Audio and video really aren't that closed; they just require a commitment to learning things that are pretty different than what a typical programmer does; and they get math heavy. But they're really, really fun to play with, when you knuckle down, and there's a fairly gentle learning curve from understanding formats and containers to samples to statistical signal processing and psychoacoustic and visual models.

And being good at it means writing your own ticket, if you're a careerist.

Is there a recognised / common syllabus for that gentle learning curve - it might make a worthwhile hobby ... But it's definitely a "one day" for the moment.

I don't know of a defined syllabus but here is what I did:

1. Write some basic synthesis code(naive oscillator and volume envelope) and some way of sequencing it. Write little toy trackers and some procedural audio with this technique.

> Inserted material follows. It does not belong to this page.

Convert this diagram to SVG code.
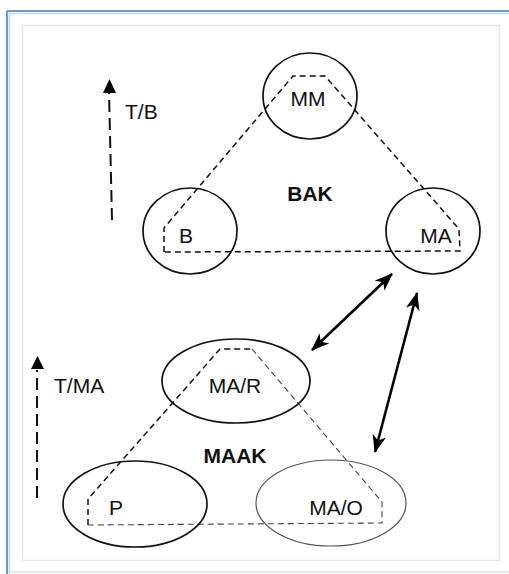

2. Try and fail a few times to write dataflow engine for audio like Pure Data. (this is kind of a big project and it turns out, you really don't need it to experiment.)

3. Write Standard MIDI Format playback system for a one-voice PC beeper emulation. This turns out to be a gateway drug for me learning more in depth because all you have to do is add "just one more" feature and every MIDI file you play sounds a little better.

4. Expand MIDI playback and synthesizer in tandem. End up with polyphonic .WAV sampler, then Soundfont playback. Learn everything about DSP badly, and gradually correct misconceptions. (DSP material can be tricky since the math concepts map to illegible code, and a lot of the resources are for general engineering applications instead of audio.)

5. Rewrite things and work on custom subtractive synthesizer, after getting everything wrong a few times over in the first synthesis engine. Still do not know to write nice sounding IIR filters; steal a good free implementation instead.

And that is where I stand today. I know enough to engineer complex signal chains, how some of the common formats are structured, and some tricks for improving sound quality and optimizing CPU time; what I miss is the background for writing original signal processing algorithms, which gets really specialized(there are some people who devote themselves entirely to reverbs, for example). These algorithms and their sound characteristics are effectively trade secrets, so the opaqueness of the field is not just a matter of the problems being hard - DSP just hasn't become as commodified as other software.

With due respect to yourself (and jfb) the first paragraph is what I am talking about. I can just about guess you mean produce a sinewave, chop it into time slices and output those in some audio format.

I think I will give it a go shortly - close your ears :-)

Chipsy's peer comment is excellent. For video I'd:

1. write an MPEG-4 parser -- this is much simpler than you probably think;

2. decode the H.264 metadata;

3. decode the H.264 picture data and write it to files, one per frame -- do not be ashamed to use an existing decoder!

4. put these frames back into a MJPEG, for instance;

5. try your hand at developing a DEAD SIMPLE I-frame only video codec, using e.g. zip for the frames.

This could teach you if you are interested in video without too much conceptual overhead. I had a friend and coworker who did #5 in Ruby, so don't think you need to get into GPU vectorization and signals theory right away.

Ableton Live's most recent version has this feature. It's called harmony to midi, and it's pretty cool (Ableton is a fantastic program in general).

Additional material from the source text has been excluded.